Es ist ein sonniger Herbsttag, als ich mir den Handschuh überstreife und zu „meiner Stelle“ gehe. Mehr sage ich nicht, Sanddornsammler sind wie Angler und Pilzfreunde – immer schön verschwiegen, was die besten Plätze betrifft (und wütend wie Rumpelstilzchen, falls ihnen ein anderer zuvor gekommen ist). Doch ich habe Glück, meine Sträucher sind noch immer voll von den Dünen-Perlen, sie biegen sich unter ihrer Last. Selbst meine größten Fressfeinde, die Vögel, haben diese Pracht noch nicht entdeckt. Nun aber schnell.

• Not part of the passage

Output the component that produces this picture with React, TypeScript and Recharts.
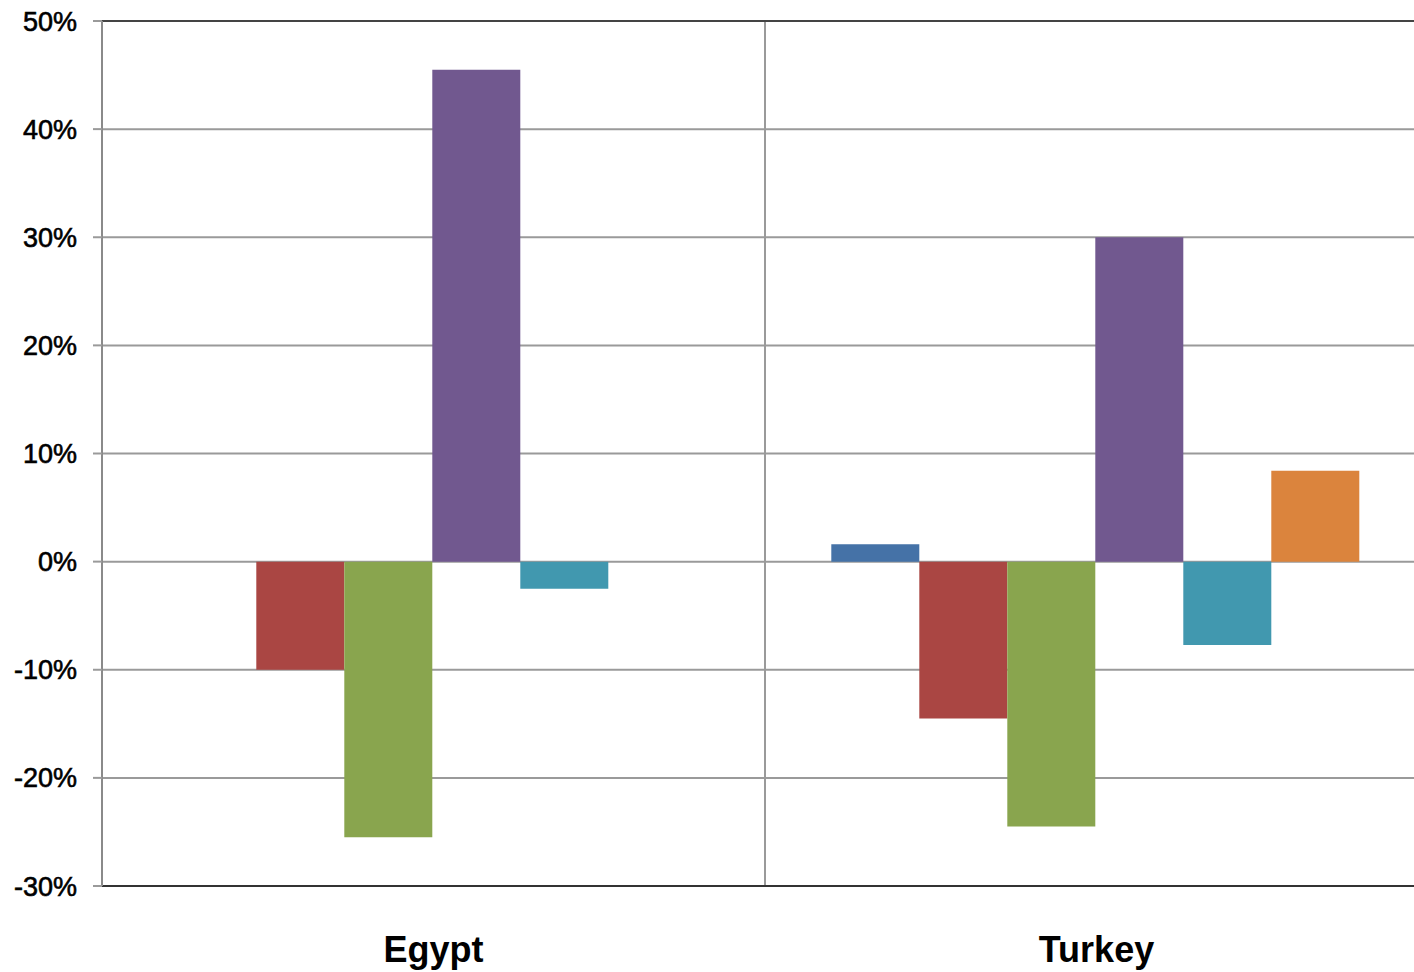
import React from 'react';
import { BarChart, Bar, XAxis, YAxis, CartesianGrid, ReferenceLine } from 'recharts';

const countries = ['Egypt', 'Turkey'];
const seriesNames = ['s1', 's2', 's3', 's4', 's5', 's6'];
const seriesColors = ['#4572A7', '#AA4643', '#89A54E', '#71588F', '#4198AF', '#DB843D'];
// values per series, one entry per country (Egypt, Turkey)
const s1 = [null, 0.016];
const s2 = [-0.1, -0.145];
const s3 = [-0.255, -0.245];
const s4 = [0.455, 0.3];
const s5 = [-0.025, -0.077];
const s6 = [null, 0.084];
const yTicks = [-0.3, -0.2, -0.1, 0, 0.1, 0.2, 0.3, 0.4, 0.5];

const seriesValues = [s1, s2, s3, s4, s5, s6];

const data = countries.map((name, i) => {
  const row: Record<string, any> = { name };
  seriesNames.forEach((s, j) => {
    row[s] = seriesValues[j][i];
  });
  return row;
});

const App: React.FC = () => {
  return (
    <div style={{ position: 'absolute', left: 0, top: 0, width: 1414, height: 972, overflow: 'hidden', background: '#fff' }}>
      {/* plot runs a little past the right edge of the window, as in the source */}
      <BarChart
        width={1428}
        height={972}
        data={data}
        margin={{ top: 21, right: 0, bottom: 0, left: 0 }}
        barCategoryGap="10%"
        barGap={0}
      >
        <CartesianGrid
          stroke="#9a9a9a"
          strokeWidth={2}
          horizontal={true}
          vertical={true}
          verticalCoordinatesGenerator={({ offset }: any) => [offset.left + offset.width / 2]}
        />
        <XAxis
          dataKey="name"
          height={86}
          tickLine={false}
          tickMargin={44}
          axisLine={{ stroke: '#333', strokeWidth: 2 }}
          tick={{ fill: '#000', fontSize: 36, fontWeight: 'bold', fontFamily: 'Liberation Sans, Arial, sans-serif' }}
        />
        <YAxis
          width={102}
          domain={[-0.3, 0.5]}
          ticks={yTicks}
          interval={0}
          tickSize={9}
          tickMargin={16}
          tickFormatter={(v: number) => `${Math.round(v * 100)}%`}
          axisLine={{ stroke: '#8a8a8a', strokeWidth: 2 }}
          tickLine={{ stroke: '#9a9a9a', strokeWidth: 2 }}
          tick={{ fill: '#000', stroke: '#000', strokeWidth: 0.6, fontSize: 27, fontFamily: 'Liberation Sans, Arial, sans-serif' }}
        />
        <ReferenceLine y={0.5} stroke="#444" strokeWidth={2} />
        {seriesNames.map((s, j) => (
          <Bar key={s} dataKey={s} fill={seriesColors[j]} isAnimationActive={false} />
        ))}
      </BarChart>
    </div>
  );
};

export default App;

Ich schlage mich durch die Dornen wie der Prinz im Märchen. Kleine Schnitte und Piekser inklusive, so dick und groß ist der Fäustling dann doch wieder nicht. Egal, ich habe Sanddornsalbe dabei, wundheilend und entzündungshemmend ist der Sanddorn nämlich auch noch. Mit dem Fäustling streife ich über die Zweige, quetsche die Beeren, lasse den Saft in einen Eimer laufen. Dabei passe ich auf, dass keine bitteren Blätter hineinfallen. So hat es bereits mein Opa gemacht, er nannte es „melken“. Nach einem strengen Nachtfrost kann man auch auf die Büsche schlagen, dann regnet es orangefarbene Tropfen. Andere schneiden die Triebe ab, legen sie in den Gefrierschrank und schütteln später die gefrosteten Beeren ab. Das soll sogar dem Nachwuchs helfen, da dieser Rückschnitt dem Sanddorn im nächsten Jahr mehr Beeren beschert.

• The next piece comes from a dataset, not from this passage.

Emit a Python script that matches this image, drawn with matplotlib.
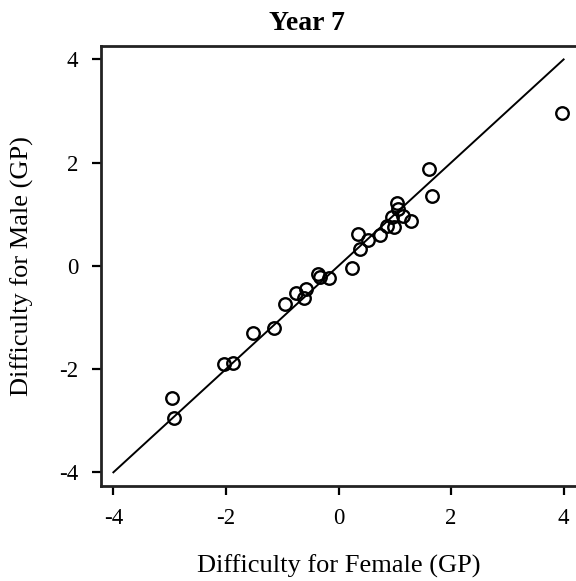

Das allerdings nur, so lange ein männlicher Strauch in der Nähe ist. Der steht dort drüben, ist eher ein unscheinbares, überhaupt nicht orangen leuchtendes Gestrüpp. Nur die weiblichen Büsche sind begehrt, sie tragen die Frucht. Zum Ausgleich darf der männliche Strauch sozusagen der Vielweiberei frönen: Bis zu sieben Sträucherdamen sind auf seine Gunst angewiesen.

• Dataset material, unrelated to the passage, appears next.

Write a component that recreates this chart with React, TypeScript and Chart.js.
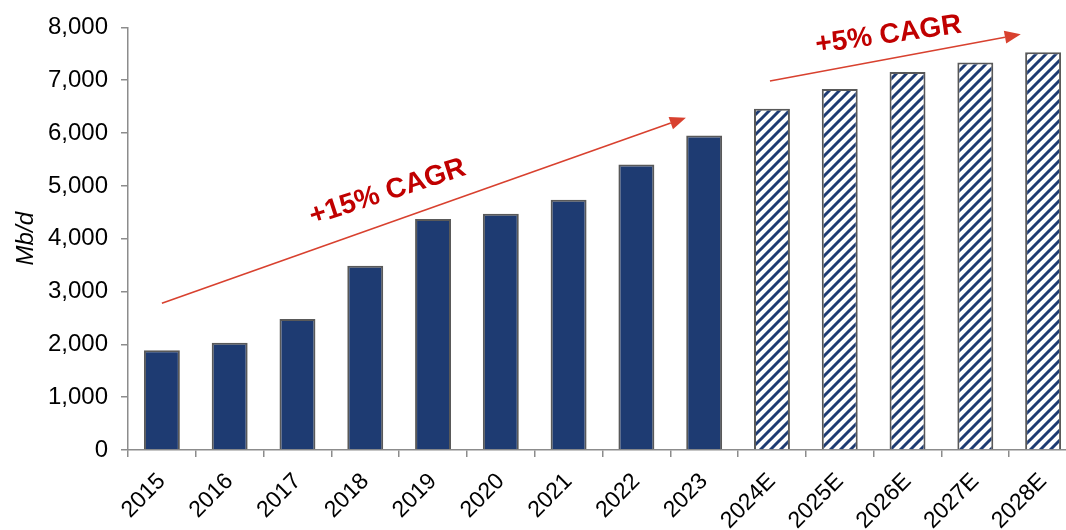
import React, { useEffect, useRef } from "react";
import { Chart, registerables } from "chart.js";

Chart.register(...registerables);

// ---- data ----
const years: string[] = [
  "2015", "2016", "2017", "2018", "2019", "2020", "2021",
  "2022", "2023", "2024E", "2025E", "2026E", "2027E", "2028E",
];
const volumes: number[] = [
  1890, 2030, 2480, 3490, 4375, 4470, 4735, 5405, 5955,
  6460, 6835, 7155, 7335, 7530,
];
const yTickValues: number[] = [0, 1000, 2000, 3000, 4000, 5000, 6000, 7000, 8000];
const yAxisTitle = "Mb/d";
const cagrLabels: string[] = ["+15% CAGR", "+5% CAGR"];

const NAVY = "#1E3B72";
const BORDER = "#595959";
const AXIS = "#8C8C8C";
const ARROW = "#D8412F";
const LABEL_RED = "#C00000";
const FONT = "'Liberation Sans', Arial, sans-serif";

function makeHatch(): CanvasPattern | string {
  const size = 10;
  const c = document.createElement("canvas");
  c.width = size;
  c.height = size;
  const g = c.getContext("2d");
  if (!g) return "#fff";
  g.fillStyle = "#ffffff";
  g.fillRect(0, 0, size, size);
  g.strokeStyle = NAVY;
  g.lineWidth = 3;
  g.beginPath();
  for (const k of [0, size, 2 * size]) {
    g.moveTo(-2, k + 2);
    g.lineTo(k + 2, -2);
  }
  g.stroke();
  const p = g.createPattern(c, "repeat");
  return p || "#fff";
}

// annotation layout (in category-index / value units)
const annotations = [
  { from: [0.0, 2780], to: [7.73, 6290], text: cagrLabels[0], at: [3.33, 4880], angle: -18 },
  { from: [8.97, 6985], to: [12.67, 7870], text: cagrLabels[1], at: [10.72, 7855], angle: -8 },
];

const annotationPlugin = {
  id: "cagrArrows",
  afterDatasetsDraw(chart: any) {
    const { ctx, scales } = chart;
    const xs = scales.x;
    const ys = scales.y;
    const x0 = xs.getPixelForValue(0);
    const step = xs.getPixelForValue(1) - x0;
    const px = (i: number) => x0 + i * step;
    const py = (v: number) => ys.getPixelForValue(v);
    ctx.save();
    for (const a of annotations) {
      const sx = px(a.from[0]);
      const sy = py(a.from[1]);
      const ex = px(a.to[0]);
      const ey = py(a.to[1]);
      const ang = Math.atan2(ey - sy, ex - sx);
      const headLen = 16;
      const headW = 6.5;
      const bx = ex - headLen * Math.cos(ang);
      const by = ey - headLen * Math.sin(ang);
      ctx.strokeStyle = ARROW;
      ctx.lineWidth = 1.6;
      ctx.beginPath();
      ctx.moveTo(sx, sy);
      ctx.lineTo(bx, by);
      ctx.stroke();
      ctx.fillStyle = ARROW;
      ctx.beginPath();
      ctx.moveTo(ex, ey);
      ctx.lineTo(bx + headW * Math.sin(ang), by - headW * Math.cos(ang));
      ctx.lineTo(bx - headW * Math.sin(ang), by + headW * Math.cos(ang));
      ctx.closePath();
      ctx.fill();

      ctx.save();
      ctx.translate(px(a.at[0]), py(a.at[1]));
      ctx.rotate((a.angle * Math.PI) / 180);
      ctx.fillStyle = LABEL_RED;
      ctx.font = `bold 28px ${FONT}`;
      ctx.textAlign = "center";
      ctx.textBaseline = "middle";
      ctx.fillText(a.text, 0, 0);
      ctx.restore();
    }
    ctx.restore();
  },
};

export default function App() {
  const ref = useRef<HTMLCanvasElement | null>(null);

  useEffect(() => {
    if (!ref.current) return;
    const hatch = makeHatch();
    const colors = years.map((y) => (y.endsWith("E") ? hatch : NAVY));
    const chart = new Chart(ref.current, {
      type: "bar",
      data: {
        labels: years,
        datasets: [
          {
            data: volumes,
            backgroundColor: colors as any,
            borderColor: BORDER,
            borderWidth: 2,
            categoryPercentage: 1,
            barPercentage: 0.53,
          },
        ],
      },
      options: {
        animation: false,
        responsive: false,
        layout: { padding: { top: 26, right: 13, left: 0, bottom: 0 } },
        plugins: {
          legend: { display: false },
          tooltip: { enabled: false },
        },
        scales: {
          x: {
            grid: {
              display: true,
              drawOnChartArea: false,
              drawTicks: true,
              tickLength: 7,
              color: AXIS,
              lineWidth: 1.5,
              offset: true,
            },
            border: { color: AXIS, width: 1.5 },
            ticks: {
              color: "#000",
              font: { family: FONT, size: 23 },
              minRotation: 45,
              maxRotation: 45,
              autoSkip: false,
              padding: 11,
            },
            afterFit: (s: any) => {
              s.height = 80;
            },
          },
          y: {
            min: 0,
            max: 8000,
            afterBuildTicks: (s: any) => {
              s.ticks = yTickValues.map((v) => ({ value: v }));
            },
            grid: {
              display: true,
              drawOnChartArea: false,
              drawTicks: true,
              tickLength: 7,
              color: AXIS,
              lineWidth: 1.5,
            },
            border: { color: AXIS, width: 1.5 },
            ticks: {
              color: "#000",
              font: { family: FONT, size: 24 },
              padding: 13,
              callback: (v: any) => Number(v).toLocaleString("en-US"),
            },
            title: {
              display: true,
              text: yAxisTitle,
              color: "#000",
              font: { family: FONT, size: 24, style: "italic" },
              padding: { top: 12, bottom: 0 },
            },
            afterFit: (s: any) => {
              s.width = 128;
            },
          },
        },
      },
      plugins: [annotationPlugin],
    });
    return () => chart.destroy();
  }, []);

  return (
    <div
      style={{
        position: "fixed",
        left: 0,
        top: 0,
        width: 1066,
        height: 530,
        overflow: "hidden",
        background: "#fff",
      }}
    >
      <canvas ref={ref} width={1090} height={530} style={{ width: 1090, height: 530, display: "block" }} />
    </div>
  );
}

Der Eimer hat sich rasch gefüllt, ich sehe schon die Gläser voller Marmelade, die Flaschen voller Säfte. Beziehungsweise voller Sanddornschnaps. An dieser Stelle gleich die Antwort auf die Frage, ob Sanddorn tatsächlich giftig ist: Ja, unbedingt. Aber nur, wenn man einen Liter hochprozentigen Sanddorngeist auf Ex trinkt.
Ich sehe mich um. Noch hängt ringsum alles voller Beeren. Doch zu viel will ich auch nicht wegnehmen, die Fülle dieses Jahres täuscht ein wenig. Ein Pilz macht dem Sanddorn derzeit zu schaffen. Aber ich bin sicher, er packt das. Ist ja schließlich ein echter Rüganer.
Na gut, ein paar Beeren noch für meine Pferde, sie sollen das Fell glänzend machen. Und ein paar Triebe für die Vase, die schlagen jedes Blumenbukett. Und noch ein paar Blätter für die Wanne, die Gerbstoffe darin sollen die Haut straffen.